The city of Tacoma could add the equivalent of 110 full-time jobs back to the city’s payroll if the City Council adopts a proposed 2015-2016 budget.
The budget proposal from City Manager T.C. Broadnax is a stark change from the budget adopted two years ago, when the city shed more than 200 positions through attrition, retirements and layoffs.
Broadnax presented a spending plan that earmarks $1.8 billion for general government and $1.3 billion for Tacoma Public Utilities to the council Tuesday.
Thanks in part to a rebounding economy, lower than anticipated health care costs and department directors willing to squeeze their budgets, the city also can fill its reserve account, Broadnax said.
“This seems a little bit more manageable than last time,” Councilman David Boe said.
The two-year budget proposal would be a 10.9 percent increase over the adopted budget for 2013-14.
There will still be staff cuts in select areas, Broadnax said, either by attrition or by eliminating open positions. However, firefighter and police officer staffing would be protected from cuts.
Last week the city announced it had received a $3.4 million federal grant, which will pay the cost of 10 police officers for the next three years. The award was welcome news as Broadnax had asked the police and fire departments to suggest cuts of up to 5 percent.
Other department heads were told to plan cuts of up to 7 percent, Broadnax said.
“We asked them to provide options and things they would have to consider (for cuts) if we had to go there,” Broadnax said Tuesday. “Luckily we did not have to go there.”
Broadnax’s plan adds a five-person crew dedicated to pothole repair. The pothole crew and equipment is expected to cost $2.6 million for the two-year period.
In the last two years, city crews have fixed 3,640 potholes. The dedicated five-person crew would fix another 6,200 over the next two years, Broadnax said.
The budget also contains $4.2 million for revitalization projects for the Lincoln Business District, and another $1 million to start a similar project in the South Tacoma Business District. Improving those business districts was identified as one of the top five City Council priorities at the beginning of this year.
Other new expenses in this budget would include:
• $100,000 to support the creation of a University of Washington Tacoma law school.
• $350,000 for beautification and signs near at least four major entry points to Tacoma.
• $400,000 for a system to track and check out library materials, called radio frequency identification.
• $290,000 to pay for safety improvements for the U.S. Open next year. This includes downtown bicycle patrols and for officers who staff the event.
• $900,000 to add more restrooms at the Tacoma Dome.
• $450,000 to add LED lights at the Greater Tacoma Convention and Trade Center.
• $2.8 million to replace 45 police patrol cars, one fire pumper truck and a public works water truck.
Broadnax said department heads were able to trim $6.6 million from the expected costs of continuing existing services. Health care costs also came in lower than expected. Next year, the city expects to pay the same for employee health coverage as it does now. In 2016, any health care increase can be paid for with money set aside from prior health care savings, he said.
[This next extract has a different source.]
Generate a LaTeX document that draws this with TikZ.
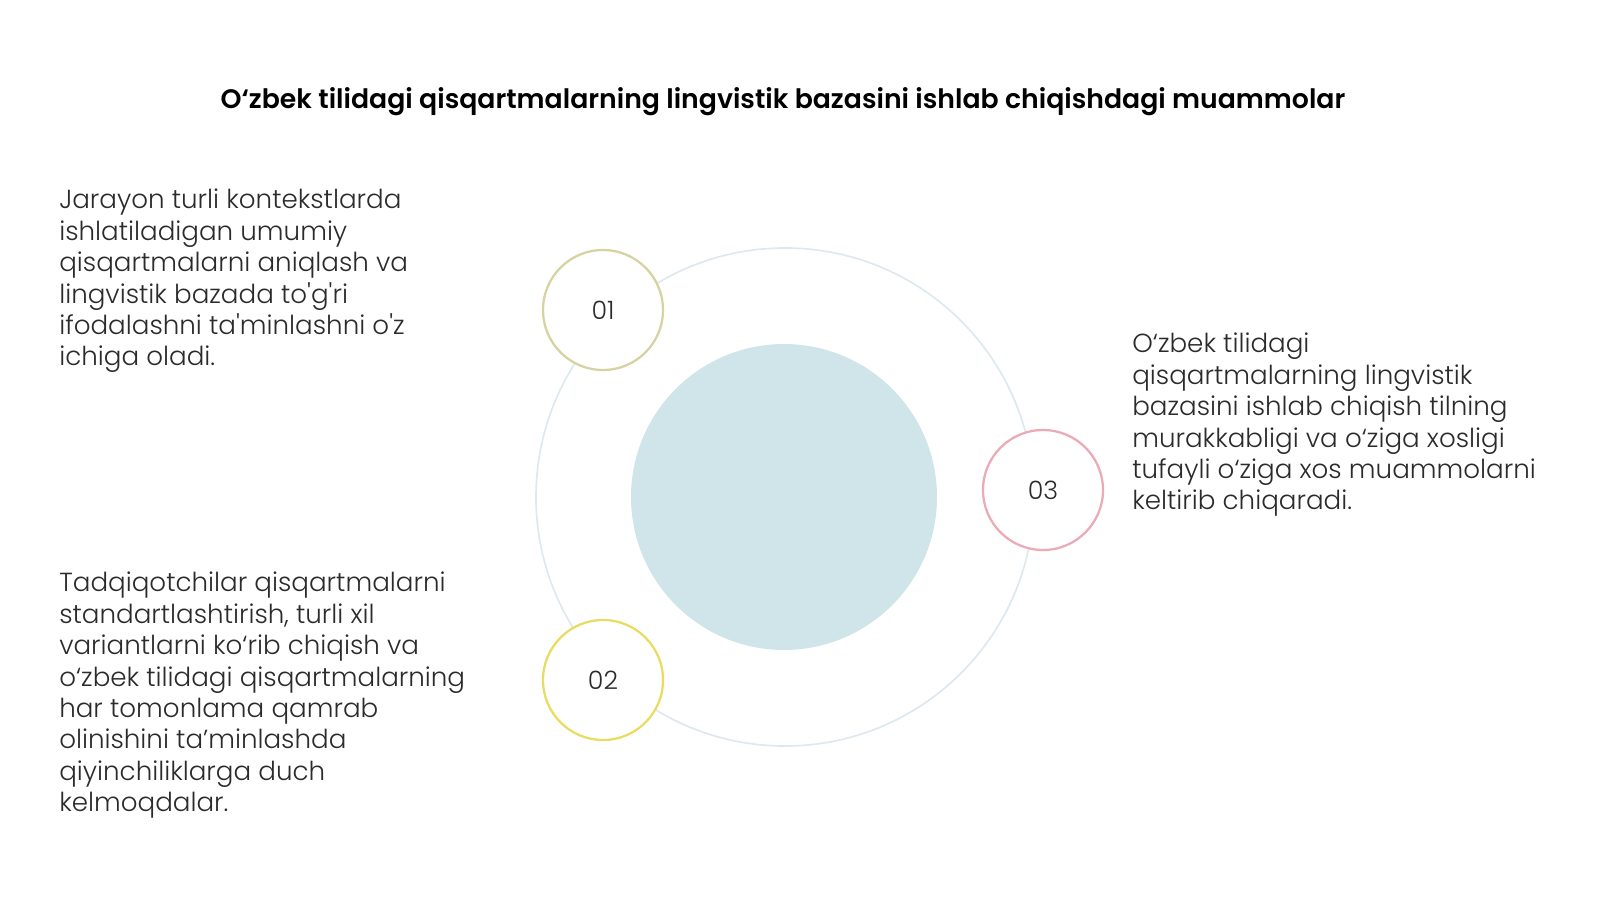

The city would also raise new sources of revenue under Broadnax’s plan.
• The city will hire four staff to find businesses that are not paying business and occupation tax. After expenses, the program is expected to net the city $1.3 million over two years, Broadnax said.
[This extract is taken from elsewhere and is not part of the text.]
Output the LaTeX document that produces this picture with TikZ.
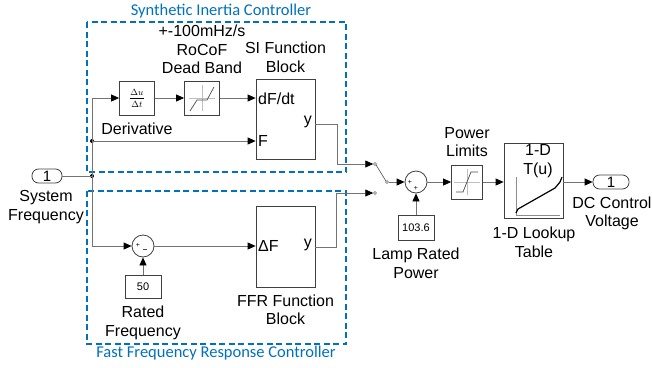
\documentclass[tikz,border=0pt]{standalone}
\usepackage{fontspec}
\setmainfont{Liberation Sans}
\newfontfamily\titlefont{Carlito}
\usetikzlibrary{arrows.meta,calc}
\definecolor{ctrlblue}{RGB}{0,112,192}

\begin{document}
\begin{tikzpicture}[x=1pt, y=-1pt,
    blk/.style={draw=black!75, fill=white, line width=0.8pt, inner sep=0pt},
    sig/.style={draw=black!55, line width=0.8pt, -{Triangle[length=8pt,width=7pt,color=black]}},
    wire/.style={draw=black!55, line width=0.8pt},
    icon/.style={draw=black!70, line width=0.7pt},
    axis/.style={draw=black!25, line width=0.5pt},
    lbl/.style={font=\fontsize{16}{18.5}\selectfont, align=center, inner sep=0pt},
    small/.style={font=\fontsize{11}{11}\selectfont, inner sep=0pt},
    ctrlbox/.style={draw=ctrlblue, line width=1.3pt, dash pattern=on 6pt off 3.5pt},
    ttl/.style={font=\titlefont\fontsize{16.5}{18}\selectfont, text=ctrlblue, inner sep=0pt},
    port/.style={draw=black!75, line width=0.8pt, rounded corners=6.5pt, minimum height=14pt, inner sep=0pt, font=\fontsize{15}{15}\selectfont},
    sumblk/.style={draw=black!75, line width=0.8pt, circle, minimum size=22pt, inner sep=0pt},
    jdot/.style={circle, fill=black, inner sep=0pt, minimum size=4pt},
    swpin/.style={circle, draw=black!60, line width=0.5pt, inner sep=0pt, minimum size=3pt}]
\useasboundingbox (0,0) rectangle (652,367);

\draw[ctrlbox] (87,22) rectangle (346,172);
\draw[ctrlbox] (87,191) rectangle (346,344);
\node[ttl] (sititle) at (221,11) {Synthetic Inertia Controller};
\node[ttl] (ffrtitle) at (216,353) {Fast Frequency Response Controller};

\node[port, minimum width=30pt] (in1) at (47,176) {1};
\node[lbl] (in1lbl) at (46,207) {System\\Frequency};
\node[jdot] (d1) at (92,176) {};
\node[jdot] (d2) at (92,141) {};

\node[blk, minimum width=35pt, minimum height=34pt, font=\fontsize{9.5}{9.5}\selectfont] (deriv) at (137,98) {$\displaystyle\frac{\Delta u}{\Delta t}$};
\node[lbl] (derivlbl) at (137,129) {Derivative};
\node[blk, minimum width=35pt, minimum height=34pt] (db) at (202,98) {};
\draw[axis] ([yshift=-13]db.center) -- ([yshift=13]db.center);
\draw[axis] ([xshift=-13]db.center) -- ([xshift=13]db.center);
\draw[icon] ([shift={(-12,13)}]db.center) -- ([shift={(-5,2)}]db.center) -- ([shift={(5,2)}]db.center) -- ([shift={(12,-11)}]db.center);
\node[lbl] (dblbl) at (202,49.5) {+-100mHz/s\\RoCoF\\Dead Band};

\node[blk, minimum width=59pt, minimum height=80pt] (si) at (285.5,119) {};
\node[lbl, anchor=west] (si-dfdt) at (258,99) {dF/dt};
\node[lbl, anchor=west] (si-f) at (258,141) {F};
\node[lbl, anchor=east] (si-y) at (312,122) {y};
\node[lbl] (silbl) at (285.5,57.5) {SI Function\\Block};

\node[sumblk] (sum1) at (143,246) {};
\node[font=\fontsize{7}{7}\selectfont, inner sep=0pt] at ([shift={(-5,-1)}]sum1.center) {+};
\draw[icon, line width=0.5pt] ([shift={(0,3)}]sum1.center) -- ([shift={(4,3)}]sum1.center);
\node[blk, minimum width=36pt, minimum height=23pt, small] (c50) at (143,287) {50};
\node[lbl] (c50lbl) at (143,323) {Rated\\Frequency};

\node[blk, minimum width=59pt, minimum height=81pt] (ffr) at (285.5,246.5) {};
\node[lbl, anchor=west] (ffr-df) at (258,246) {ΔF};
\node[lbl, anchor=east] (ffr-y) at (312,245) {y};
\node[lbl] (ffrlbl) at (285.5,310) {FFR Function\\Block};

\node[swpin] (swa) at (375,164) {};
\node[swpin] (swb) at (375,193) {};
\node[swpin] (swo) at (387,182) {};
\draw[icon, line width=0.6pt] (swa.south east) -- (swo.north west);

\node[sumblk] (sum2) at (416,182) {};
\node[font=\fontsize{7}{7}\selectfont, inner sep=0pt] at ([shift={(-6,0)}]sum2.center) {+};
\node[font=\fontsize{7}{7}\selectfont, inner sep=0pt] at ([shift={(0,6)}]sum2.center) {+};
\node[blk, minimum width=36pt, minimum height=25pt, small] (c103) at (416,228) {103.6};
\node[lbl] (c103lbl) at (416,263.5) {Lamp Rated\\Power};

\node[blk, minimum width=31pt, minimum height=34pt] (sat) at (467,182) {};
\draw[axis] ([yshift=-13]sat.center) -- ([yshift=13]sat.center);
\draw[axis] ([xshift=-13]sat.center) -- ([xshift=13]sat.center);
\draw[icon] ([shift={(-11,10)}]sat.center) -- ([shift={(-4,10)}]sat.center) -- ([shift={(4,-10)}]sat.center) -- ([shift={(11,-10)}]sat.center);
\node[lbl] (satlbl) at (467,142) {Power\\Limits};

\node[blk, minimum width=59pt, minimum height=75pt] (lut) at (533.5,180.5) {};
\node[lbl] (luttxt) at (538,161) {1-D\\T(u)};
\draw[axis, draw=black!45] (516,177) -- (516,215) -- (560,215);
\draw[line width=1.2pt] (516,213) -- (518,209) -- (555,188) -- (560,182) -- (562,177);
\node[lbl] (lutlbl) at (534,242.5) {1-D Lookup\\Table};

\node[port, minimum width=36pt] (out1) at (611,182) {1};
\node[lbl] (out1lbl) at (612,213.5) {DC Control\\Voltage};

\draw[wire] (in1.east) -- (d1.center);
\draw[sig] (d1.center) |- (deriv.west);
\draw[sig] (d2.center) -- (d2 -| si.west);
\draw[sig] (d1.center) |- (sum1.west);
\draw[sig] (deriv.east) -- (db.west);
\draw[sig] (db.east) -- (db.east -| si.west);
\draw[sig] (c50.north) -- (sum1.south);
\draw[sig] (sum1.east) -- (sum1.east -| ffr.west);
\draw[sig] (si.east |- 0,124) -- ++(22,0) |- (swa.west);
\draw[sig] (ffr.east |- 0,247) -- ++(21,0) |- (swb.west);
\draw[sig] (swo.east) -- (sum2.west);
\draw[sig] (c103.north) -- (sum2.south);
\draw[sig] (sum2.east) -- (sat.west);
\draw[sig] (sat.east) -- (sat.east -| lut.west);
\draw[sig] (lut.east |- out1) -- (out1.west);
\end{tikzpicture}
\end{document}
• The city could start charging businesses, industries and multi-family housing for fire inspections, which could generate $450,000 in two years.
The budget also includes a proposal to charge Tacoma Water’s customers within the city limits a per-month fee for fire hydrant maintenance, which costs the city $3.5 million over two years. By 2016, the fee would amount to $2.25 to $2.50 per month on each bill, Broadnax said.
By the end of 2016, Broadnax’s plan would allow the city to build its reserve account to $30 million – 15 percent of annual expenses for the city’s $423.3 million biennial general fund budget. With a better bond rating, a city can borrow money at a lower interest rate, saving taxpayers money.
The council will receive more detail on various departmental budgets in meetings later this year. It is scheduled to adopt the budget in December.